See, awhile back I wrote about making waves vs. making ripples. Here’s an excerpt:
“When you first start out in racing, or in anything else for that matter, you’re a beginner. From your first job to your first time playing a video game, you generally start out at zero.
And when you work at something new, you start improving. In fact, the harder you work, the more you improve. You go from tiny steps to leaps and bounds.
It’s easy to see this with rookie racers. Most struggle to make their first laps. But after some experience, they start to improve. Once they get the car under them, they quickly shave a large chunk of time off of their laps. Then they finish their first race and begin making passes. When you get a little bit of skill and confidence, you can quickly go from last to, well, not last.
That’s making waves.
But as you get better and better, those huge improvements taper off. You might only shave two seconds off your best lap on a good night. After more experience, it’ll reduce to one. And eventually, when you’ve hit a comfortable stride, your improvement will likely plateau completely.
And that’s when it seems like the sea is calm.
That’s the tipping point for many of us. When it seems like we can’t improve any more, some just accept status quo and maintain.
But if you want to get to the next level, you have to accept that the waves of change are going to start to look like ripples.“
I wrote all that, and then I immediately forgot.
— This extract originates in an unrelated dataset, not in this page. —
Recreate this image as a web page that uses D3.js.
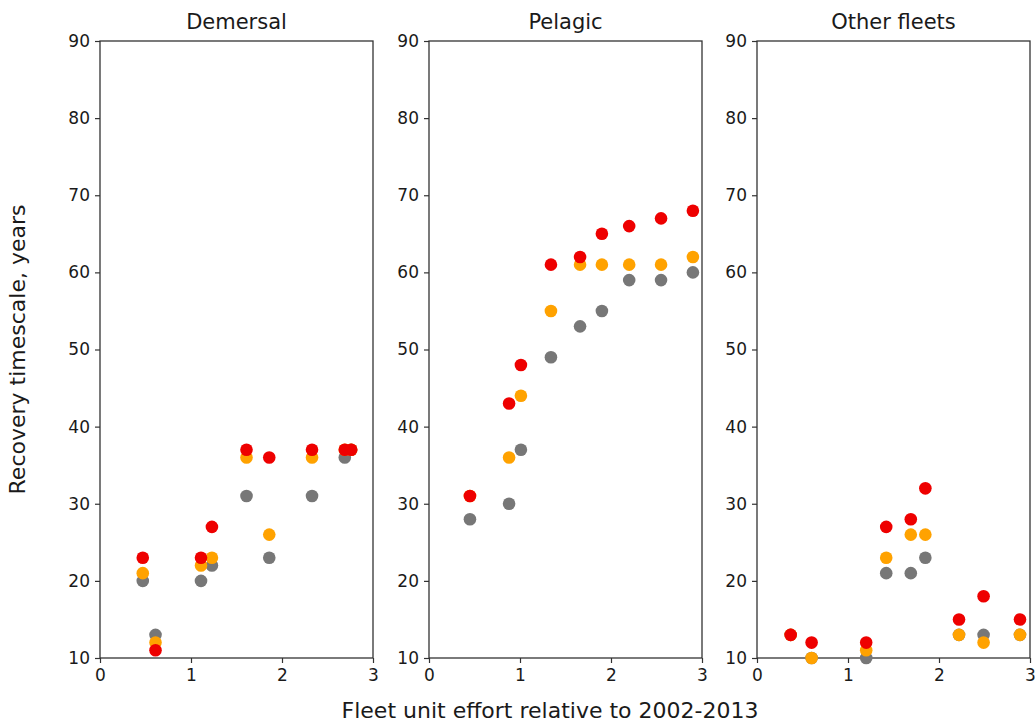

I reached that tipping point in my business the same way that racers do when they are in the thick of the in-between: I felt like I wasn’t making enough progress, and I got defeated.
But this 30 Day Build Your Racing Brand Challenge reminded me of the importance of recognizing progress and celebrating small wins.
Since we started the challenge, I’ve seen quite a few racers take major steps forward in their efforts to build a brand. They’ve grown Twitter followers, talked to new potential marketing partners, attracted new fans and increased their social media engagement. Some have started their first Facebook pages and others have improved their brand image with professional photos and graphics.
These are all small wins that I got to be a part of.
And I forgot how important that was in my quest to help you turn the racing industry around by packing the stands and selling out your sponsorship programs.
These small wins will snowball over time into bigger opportunities, because that’s what being a brand affords you if you treat that privilege with respect. They might just be the foundation for a big win.
Your emails and messages and posts inside the Sponsorship Success Community and wins helped remind me of that. So let me remind you.
When you and your team are working for something big, it’s easy to get discouraged along the path. Identify the small wins, even if they feel like a step back on paper, that you can shoot for in the meantime.
If you’re moving up to the next level after winning a lot of races (<-close to home right now), consider a goal of qualifying for races in that more competitive series. When you’re comfortable there, shoot for a consistently top-15 car. Your big win at that point might be a top-5 – not out of reach, but not easy.
Set yourself, and your team, up for success by creating small wins that actually matter. And then celebrating when you achieve them.
That’s what will move the needle and keep you motivated all at the same time.